_Your goal_. Write out all of the data without omission, exactly as shown.
-------- Dataset excerpt
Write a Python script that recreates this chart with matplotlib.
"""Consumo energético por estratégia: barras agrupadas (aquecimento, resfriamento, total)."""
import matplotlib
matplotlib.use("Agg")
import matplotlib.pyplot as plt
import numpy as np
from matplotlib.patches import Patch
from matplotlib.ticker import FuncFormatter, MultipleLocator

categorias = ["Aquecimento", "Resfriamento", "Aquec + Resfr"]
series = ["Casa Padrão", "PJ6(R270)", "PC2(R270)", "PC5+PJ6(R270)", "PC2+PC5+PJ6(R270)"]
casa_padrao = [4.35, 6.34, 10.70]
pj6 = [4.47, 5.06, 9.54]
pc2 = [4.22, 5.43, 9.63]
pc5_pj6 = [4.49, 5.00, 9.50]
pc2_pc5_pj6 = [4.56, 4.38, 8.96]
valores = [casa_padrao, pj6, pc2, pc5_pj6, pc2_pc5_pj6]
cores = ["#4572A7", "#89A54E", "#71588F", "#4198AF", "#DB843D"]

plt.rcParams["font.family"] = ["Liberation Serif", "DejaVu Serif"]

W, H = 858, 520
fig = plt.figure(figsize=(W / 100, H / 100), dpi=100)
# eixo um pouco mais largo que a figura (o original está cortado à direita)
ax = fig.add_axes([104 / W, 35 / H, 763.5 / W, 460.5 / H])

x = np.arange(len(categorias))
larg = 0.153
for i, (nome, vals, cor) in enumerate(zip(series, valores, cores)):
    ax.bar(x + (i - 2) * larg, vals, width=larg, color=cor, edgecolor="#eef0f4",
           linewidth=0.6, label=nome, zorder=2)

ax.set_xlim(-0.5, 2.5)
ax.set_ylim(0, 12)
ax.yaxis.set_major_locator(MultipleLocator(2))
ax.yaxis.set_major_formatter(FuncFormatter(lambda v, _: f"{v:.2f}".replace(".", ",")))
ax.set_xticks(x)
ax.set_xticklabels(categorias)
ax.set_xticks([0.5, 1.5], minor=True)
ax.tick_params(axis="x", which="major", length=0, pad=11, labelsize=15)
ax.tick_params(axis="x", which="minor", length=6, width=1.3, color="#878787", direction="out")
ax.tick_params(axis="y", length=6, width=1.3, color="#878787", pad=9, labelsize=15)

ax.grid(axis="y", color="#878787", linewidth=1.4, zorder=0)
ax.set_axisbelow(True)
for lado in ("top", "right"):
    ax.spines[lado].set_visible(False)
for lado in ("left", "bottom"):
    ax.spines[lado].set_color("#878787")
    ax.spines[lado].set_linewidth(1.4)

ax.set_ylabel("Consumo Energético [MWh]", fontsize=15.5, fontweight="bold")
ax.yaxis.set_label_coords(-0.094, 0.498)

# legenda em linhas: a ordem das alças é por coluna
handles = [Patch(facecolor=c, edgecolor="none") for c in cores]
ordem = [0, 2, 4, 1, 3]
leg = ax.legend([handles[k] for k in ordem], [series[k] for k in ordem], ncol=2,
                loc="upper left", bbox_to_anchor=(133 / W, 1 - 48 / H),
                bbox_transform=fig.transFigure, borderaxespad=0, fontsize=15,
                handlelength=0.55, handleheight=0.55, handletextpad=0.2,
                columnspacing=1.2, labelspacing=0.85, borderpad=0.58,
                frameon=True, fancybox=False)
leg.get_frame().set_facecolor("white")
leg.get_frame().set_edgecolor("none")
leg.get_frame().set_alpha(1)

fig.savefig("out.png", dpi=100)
----------------
_Exercise answer_.
Write a Python script that recreates this chart with matplotlib.
"""Consumo energético por estratégia: barras agrupadas (aquecimento, resfriamento, total)."""
import matplotlib
matplotlib.use("Agg")
import matplotlib.pyplot as plt
import numpy as np
from matplotlib.patches import Patch
from matplotlib.ticker import FuncFormatter, MultipleLocator

categorias = ["Aquecimento", "Resfriamento", "Aquec + Resfr"]
series = ["Casa Padrão", "PJ6(R270)", "PC2(R270)", "PC5+PJ6(R270)", "PC2+PC5+PJ6(R270)"]
casa_padrao = [4.35, 6.34, 10.70]
pj6 = [4.47, 5.06, 9.54]
pc2 = [4.22, 5.43, 9.63]
pc5_pj6 = [4.49, 5.00, 9.50]
pc2_pc5_pj6 = [4.56, 4.38, 8.96]
valores = [casa_padrao, pj6, pc2, pc5_pj6, pc2_pc5_pj6]
cores = ["#4572A7", "#89A54E", "#71588F", "#4198AF", "#DB843D"]

plt.rcParams["font.family"] = ["Liberation Serif", "DejaVu Serif"]

W, H = 858, 520
fig = plt.figure(figsize=(W / 100, H / 100), dpi=100)
# eixo um pouco mais largo que a figura (o original está cortado à direita)
ax = fig.add_axes([104 / W, 35 / H, 763.5 / W, 460.5 / H])

x = np.arange(len(categorias))
larg = 0.153
for i, (nome, vals, cor) in enumerate(zip(series, valores, cores)):
    ax.bar(x + (i - 2) * larg, vals, width=larg, color=cor, edgecolor="#eef0f4",
           linewidth=0.6, label=nome, zorder=2)

ax.set_xlim(-0.5, 2.5)
ax.set_ylim(0, 12)
ax.yaxis.set_major_locator(MultipleLocator(2))
ax.yaxis.set_major_formatter(FuncFormatter(lambda v, _: f"{v:.2f}".replace(".", ",")))
ax.set_xticks(x)
ax.set_xticklabels(categorias)
ax.set_xticks([0.5, 1.5], minor=True)
ax.tick_params(axis="x", which="major", length=0, pad=11, labelsize=15)
ax.tick_params(axis="x", which="minor", length=6, width=1.3, color="#878787", direction="out")
ax.tick_params(axis="y", length=6, width=1.3, color="#878787", pad=9, labelsize=15)

ax.grid(axis="y", color="#878787", linewidth=1.4, zorder=0)
ax.set_axisbelow(True)
for lado in ("top", "right"):
    ax.spines[lado].set_visible(False)
for lado in ("left", "bottom"):
    ax.spines[lado].set_color("#878787")
    ax.spines[lado].set_linewidth(1.4)

ax.set_ylabel("Consumo Energético [MWh]", fontsize=15.5, fontweight="bold")
ax.yaxis.set_label_coords(-0.094, 0.498)

# legenda em linhas: a ordem das alças é por coluna
handles = [Patch(facecolor=c, edgecolor="none") for c in cores]
ordem = [0, 2, 4, 1, 3]
leg = ax.legend([handles[k] for k in ordem], [series[k] for k in ordem], ncol=2,
                loc="upper left", bbox_to_anchor=(133 / W, 1 - 48 / H),
                bbox_transform=fig.transFigure, borderaxespad=0, fontsize=15,
                handlelength=0.55, handleheight=0.55, handletextpad=0.2,
                columnspacing=1.2, labelspacing=0.85, borderpad=0.58,
                frameon=True, fancybox=False)
leg.get_frame().set_facecolor("white")
leg.get_frame().set_edgecolor("none")
leg.get_frame().set_alpha(1)

fig.savefig("out.png", dpi=100)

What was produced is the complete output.